» **What you need to do**: Quote only the lines from the line containing "Give me the" to the line containing "const fmt = v", with both of those lines included, please, exactly as written.

• • • • • • •

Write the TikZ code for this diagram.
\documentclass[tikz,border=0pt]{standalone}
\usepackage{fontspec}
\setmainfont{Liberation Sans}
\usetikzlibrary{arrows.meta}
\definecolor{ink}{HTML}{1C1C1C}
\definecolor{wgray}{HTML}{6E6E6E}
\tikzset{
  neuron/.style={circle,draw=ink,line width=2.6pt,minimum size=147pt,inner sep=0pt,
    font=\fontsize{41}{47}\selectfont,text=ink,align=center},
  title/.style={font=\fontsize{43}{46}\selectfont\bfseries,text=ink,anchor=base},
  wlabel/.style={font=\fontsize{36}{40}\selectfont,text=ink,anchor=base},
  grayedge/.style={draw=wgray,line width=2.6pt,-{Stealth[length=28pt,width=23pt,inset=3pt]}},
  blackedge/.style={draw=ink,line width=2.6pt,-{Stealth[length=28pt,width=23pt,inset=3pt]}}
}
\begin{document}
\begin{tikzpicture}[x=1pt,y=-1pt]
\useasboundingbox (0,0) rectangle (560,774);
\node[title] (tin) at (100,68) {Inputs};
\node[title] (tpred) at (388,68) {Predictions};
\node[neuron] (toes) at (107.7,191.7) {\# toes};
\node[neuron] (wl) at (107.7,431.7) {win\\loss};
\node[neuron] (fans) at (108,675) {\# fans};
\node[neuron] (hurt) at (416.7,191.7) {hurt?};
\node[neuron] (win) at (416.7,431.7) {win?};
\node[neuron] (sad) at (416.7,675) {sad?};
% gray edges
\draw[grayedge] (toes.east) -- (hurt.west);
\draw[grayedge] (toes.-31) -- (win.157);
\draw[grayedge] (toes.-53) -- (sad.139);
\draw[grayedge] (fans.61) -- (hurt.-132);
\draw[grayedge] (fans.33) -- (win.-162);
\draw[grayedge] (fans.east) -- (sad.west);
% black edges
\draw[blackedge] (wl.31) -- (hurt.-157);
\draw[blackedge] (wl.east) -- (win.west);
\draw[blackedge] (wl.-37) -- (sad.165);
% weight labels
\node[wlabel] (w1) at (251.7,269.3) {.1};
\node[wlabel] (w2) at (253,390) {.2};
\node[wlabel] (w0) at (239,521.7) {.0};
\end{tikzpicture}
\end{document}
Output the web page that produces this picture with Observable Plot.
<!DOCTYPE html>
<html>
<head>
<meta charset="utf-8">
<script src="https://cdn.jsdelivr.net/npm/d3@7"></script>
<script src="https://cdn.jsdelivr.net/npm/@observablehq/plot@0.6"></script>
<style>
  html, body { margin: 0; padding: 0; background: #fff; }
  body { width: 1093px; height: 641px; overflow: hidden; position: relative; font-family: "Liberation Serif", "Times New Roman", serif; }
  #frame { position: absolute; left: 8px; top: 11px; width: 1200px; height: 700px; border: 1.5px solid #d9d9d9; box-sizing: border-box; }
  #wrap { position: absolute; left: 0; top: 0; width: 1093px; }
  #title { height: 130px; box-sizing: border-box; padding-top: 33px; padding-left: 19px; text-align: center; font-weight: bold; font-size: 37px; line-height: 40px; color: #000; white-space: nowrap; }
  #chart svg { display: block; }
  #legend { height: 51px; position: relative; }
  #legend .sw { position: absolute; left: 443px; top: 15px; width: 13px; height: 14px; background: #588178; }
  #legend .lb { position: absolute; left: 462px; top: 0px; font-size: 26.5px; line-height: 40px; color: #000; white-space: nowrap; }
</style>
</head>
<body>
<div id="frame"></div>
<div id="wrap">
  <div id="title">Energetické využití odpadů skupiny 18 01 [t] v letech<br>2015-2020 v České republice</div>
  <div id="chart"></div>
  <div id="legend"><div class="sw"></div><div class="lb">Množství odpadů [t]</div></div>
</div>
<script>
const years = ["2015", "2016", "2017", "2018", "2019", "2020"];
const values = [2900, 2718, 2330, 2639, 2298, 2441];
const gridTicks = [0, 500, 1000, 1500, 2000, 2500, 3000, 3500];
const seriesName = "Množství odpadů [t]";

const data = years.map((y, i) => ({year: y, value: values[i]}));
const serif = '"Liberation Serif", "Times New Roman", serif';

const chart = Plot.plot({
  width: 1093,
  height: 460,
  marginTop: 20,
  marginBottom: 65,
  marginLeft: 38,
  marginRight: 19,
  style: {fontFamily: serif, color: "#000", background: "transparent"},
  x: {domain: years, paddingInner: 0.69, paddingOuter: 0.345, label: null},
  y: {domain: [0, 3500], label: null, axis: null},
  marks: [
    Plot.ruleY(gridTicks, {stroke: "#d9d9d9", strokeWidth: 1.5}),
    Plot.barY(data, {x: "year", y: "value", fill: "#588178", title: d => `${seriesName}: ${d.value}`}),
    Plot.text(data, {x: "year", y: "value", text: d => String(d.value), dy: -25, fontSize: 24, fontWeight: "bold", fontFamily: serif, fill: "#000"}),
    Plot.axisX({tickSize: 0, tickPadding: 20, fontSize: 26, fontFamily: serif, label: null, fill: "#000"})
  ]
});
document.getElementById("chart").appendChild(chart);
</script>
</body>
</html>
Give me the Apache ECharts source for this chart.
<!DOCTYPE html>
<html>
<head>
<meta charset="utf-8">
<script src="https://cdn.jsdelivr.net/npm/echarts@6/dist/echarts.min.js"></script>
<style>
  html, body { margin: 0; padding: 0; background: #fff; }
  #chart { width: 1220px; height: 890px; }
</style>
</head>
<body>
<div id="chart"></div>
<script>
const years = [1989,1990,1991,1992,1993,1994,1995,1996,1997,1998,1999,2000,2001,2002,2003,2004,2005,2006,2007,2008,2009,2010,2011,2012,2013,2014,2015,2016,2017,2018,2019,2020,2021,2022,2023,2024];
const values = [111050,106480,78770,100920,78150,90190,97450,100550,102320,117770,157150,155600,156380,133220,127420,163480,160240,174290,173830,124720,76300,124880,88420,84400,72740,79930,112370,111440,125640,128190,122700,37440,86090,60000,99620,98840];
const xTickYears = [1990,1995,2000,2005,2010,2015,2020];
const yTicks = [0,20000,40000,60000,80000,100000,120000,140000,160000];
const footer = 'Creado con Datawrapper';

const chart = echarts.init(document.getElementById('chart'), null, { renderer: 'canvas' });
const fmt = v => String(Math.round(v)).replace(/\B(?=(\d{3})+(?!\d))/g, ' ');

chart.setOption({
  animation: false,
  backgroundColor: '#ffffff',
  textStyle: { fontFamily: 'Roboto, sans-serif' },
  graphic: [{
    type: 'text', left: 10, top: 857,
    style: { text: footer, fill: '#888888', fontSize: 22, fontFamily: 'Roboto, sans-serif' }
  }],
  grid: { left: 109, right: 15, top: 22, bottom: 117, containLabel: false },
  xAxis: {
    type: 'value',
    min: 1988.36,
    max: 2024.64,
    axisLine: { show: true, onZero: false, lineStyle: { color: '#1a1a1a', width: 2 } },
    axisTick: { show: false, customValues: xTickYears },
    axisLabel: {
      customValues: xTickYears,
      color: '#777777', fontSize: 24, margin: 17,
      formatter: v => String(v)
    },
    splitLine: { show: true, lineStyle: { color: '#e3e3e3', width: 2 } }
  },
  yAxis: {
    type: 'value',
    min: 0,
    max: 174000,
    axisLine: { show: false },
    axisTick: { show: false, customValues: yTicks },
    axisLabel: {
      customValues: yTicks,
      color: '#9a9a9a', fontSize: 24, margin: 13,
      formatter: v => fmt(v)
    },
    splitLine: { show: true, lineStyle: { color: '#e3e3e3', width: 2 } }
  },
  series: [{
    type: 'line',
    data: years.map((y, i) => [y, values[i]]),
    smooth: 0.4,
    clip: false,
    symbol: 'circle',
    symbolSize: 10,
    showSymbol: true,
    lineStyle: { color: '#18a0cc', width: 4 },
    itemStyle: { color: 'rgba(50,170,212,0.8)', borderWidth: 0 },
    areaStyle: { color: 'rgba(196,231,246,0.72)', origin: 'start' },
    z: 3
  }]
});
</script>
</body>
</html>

• • • • • • •

» **Solution to this exercise**:
Give me the Apache ECharts source for this chart.
<!DOCTYPE html>
<html>
<head>
<meta charset="utf-8">
<script src="https://cdn.jsdelivr.net/npm/echarts@6/dist/echarts.min.js"></script>
<style>
  html, body { margin: 0; padding: 0; background: #fff; }
  #chart { width: 1220px; height: 890px; }
</style>
</head>
<body>
<div id="chart"></div>
<script>
const years = [1989,1990,1991,1992,1993,1994,1995,1996,1997,1998,1999,2000,2001,2002,2003,2004,2005,2006,2007,2008,2009,2010,2011,2012,2013,2014,2015,2016,2017,2018,2019,2020,2021,2022,2023,2024];
const values = [111050,106480,78770,100920,78150,90190,97450,100550,102320,117770,157150,155600,156380,133220,127420,163480,160240,174290,173830,124720,76300,124880,88420,84400,72740,79930,112370,111440,125640,128190,122700,37440,86090,60000,99620,98840];
const xTickYears = [1990,1995,2000,2005,2010,2015,2020];
const yTicks = [0,20000,40000,60000,80000,100000,120000,140000,160000];
const footer = 'Creado con Datawrapper';

const chart = echarts.init(document.getElementById('chart'), null, { renderer: 'canvas' });
const fmt = v => String(Math.round(v)).replace(/\B(?=(\d{3})+(?!\d))/g, ' ');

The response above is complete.